(Figure scripts)
-*-

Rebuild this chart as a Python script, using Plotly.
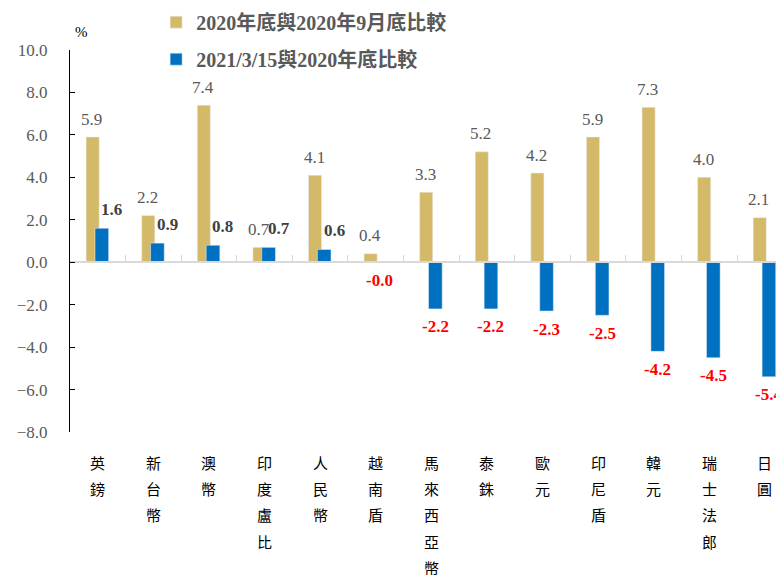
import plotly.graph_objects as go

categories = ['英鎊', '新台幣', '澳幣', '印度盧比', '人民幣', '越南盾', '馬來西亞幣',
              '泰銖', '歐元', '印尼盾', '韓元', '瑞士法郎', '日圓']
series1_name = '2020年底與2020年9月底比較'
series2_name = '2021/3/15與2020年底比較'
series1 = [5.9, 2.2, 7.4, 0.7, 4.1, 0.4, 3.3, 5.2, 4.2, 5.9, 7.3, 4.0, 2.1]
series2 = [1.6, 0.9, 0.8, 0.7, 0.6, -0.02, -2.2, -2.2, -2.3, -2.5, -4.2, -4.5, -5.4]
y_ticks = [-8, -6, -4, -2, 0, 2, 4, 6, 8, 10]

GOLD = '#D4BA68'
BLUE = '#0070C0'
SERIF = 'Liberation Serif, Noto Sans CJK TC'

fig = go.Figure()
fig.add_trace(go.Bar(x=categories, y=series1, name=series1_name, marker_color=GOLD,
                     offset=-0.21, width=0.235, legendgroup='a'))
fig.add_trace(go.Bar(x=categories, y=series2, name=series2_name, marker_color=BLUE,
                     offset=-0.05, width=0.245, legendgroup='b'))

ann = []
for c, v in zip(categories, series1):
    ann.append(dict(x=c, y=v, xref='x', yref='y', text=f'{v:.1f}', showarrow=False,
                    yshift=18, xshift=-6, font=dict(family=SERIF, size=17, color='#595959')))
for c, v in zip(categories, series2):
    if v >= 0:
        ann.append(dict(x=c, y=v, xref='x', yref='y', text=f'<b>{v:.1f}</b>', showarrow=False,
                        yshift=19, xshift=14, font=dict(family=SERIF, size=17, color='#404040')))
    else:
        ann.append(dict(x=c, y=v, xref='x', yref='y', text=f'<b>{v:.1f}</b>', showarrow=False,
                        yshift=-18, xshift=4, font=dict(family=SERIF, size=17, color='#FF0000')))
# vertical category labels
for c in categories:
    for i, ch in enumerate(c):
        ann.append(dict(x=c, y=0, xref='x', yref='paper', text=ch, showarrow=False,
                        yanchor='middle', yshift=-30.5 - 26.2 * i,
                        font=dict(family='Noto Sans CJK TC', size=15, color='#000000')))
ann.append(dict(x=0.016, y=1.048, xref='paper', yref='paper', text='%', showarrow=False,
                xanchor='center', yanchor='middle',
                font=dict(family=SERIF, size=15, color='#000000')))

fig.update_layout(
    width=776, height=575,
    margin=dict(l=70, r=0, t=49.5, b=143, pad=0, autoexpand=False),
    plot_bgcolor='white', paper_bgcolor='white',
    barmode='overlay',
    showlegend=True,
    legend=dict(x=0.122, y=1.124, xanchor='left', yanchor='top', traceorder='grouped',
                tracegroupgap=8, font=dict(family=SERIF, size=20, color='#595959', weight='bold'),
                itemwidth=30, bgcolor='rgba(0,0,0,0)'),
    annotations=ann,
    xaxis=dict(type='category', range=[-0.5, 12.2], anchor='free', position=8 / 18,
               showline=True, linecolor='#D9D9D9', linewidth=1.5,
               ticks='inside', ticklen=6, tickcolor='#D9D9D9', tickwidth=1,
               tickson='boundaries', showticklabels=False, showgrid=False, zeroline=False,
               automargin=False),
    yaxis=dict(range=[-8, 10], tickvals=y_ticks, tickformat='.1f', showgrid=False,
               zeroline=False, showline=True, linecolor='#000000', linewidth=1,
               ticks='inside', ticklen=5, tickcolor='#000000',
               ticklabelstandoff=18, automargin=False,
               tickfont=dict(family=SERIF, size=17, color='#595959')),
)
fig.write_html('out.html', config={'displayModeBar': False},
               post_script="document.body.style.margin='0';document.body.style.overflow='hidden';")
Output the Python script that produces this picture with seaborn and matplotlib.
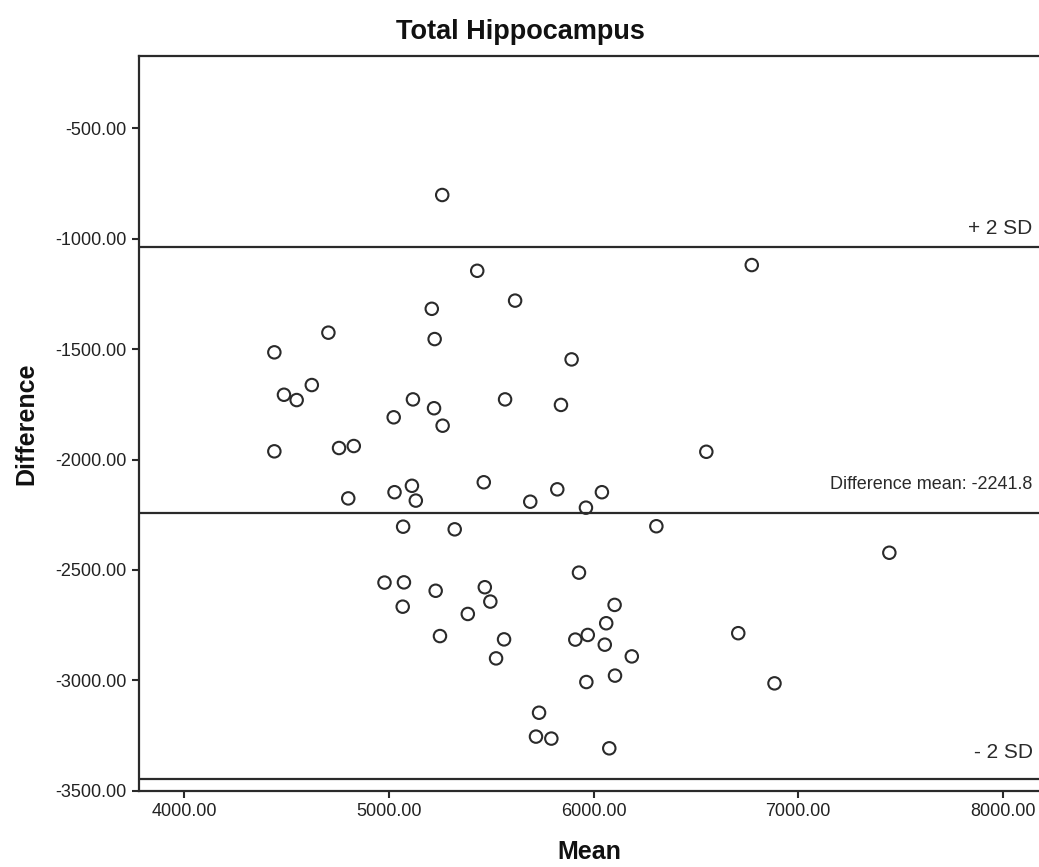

-*-

## Your instructions
Repeat the records above exactly, from the first line through the line that contains "offset=-0.05, width=0.245, legendgroup='b'))", and leave out the pictures.

## Result for this exercise
Rebuild this chart as a Python script, using Plotly.
import plotly.graph_objects as go

categories = ['英鎊', '新台幣', '澳幣', '印度盧比', '人民幣', '越南盾', '馬來西亞幣',
              '泰銖', '歐元', '印尼盾', '韓元', '瑞士法郎', '日圓']
series1_name = '2020年底與2020年9月底比較'
series2_name = '2021/3/15與2020年底比較'
series1 = [5.9, 2.2, 7.4, 0.7, 4.1, 0.4, 3.3, 5.2, 4.2, 5.9, 7.3, 4.0, 2.1]
series2 = [1.6, 0.9, 0.8, 0.7, 0.6, -0.02, -2.2, -2.2, -2.3, -2.5, -4.2, -4.5, -5.4]
y_ticks = [-8, -6, -4, -2, 0, 2, 4, 6, 8, 10]

GOLD = '#D4BA68'
BLUE = '#0070C0'
SERIF = 'Liberation Serif, Noto Sans CJK TC'

fig = go.Figure()
fig.add_trace(go.Bar(x=categories, y=series1, name=series1_name, marker_color=GOLD,
                     offset=-0.21, width=0.235, legendgroup='a'))
fig.add_trace(go.Bar(x=categories, y=series2, name=series2_name, marker_color=BLUE,
                     offset=-0.05, width=0.245, legendgroup='b'))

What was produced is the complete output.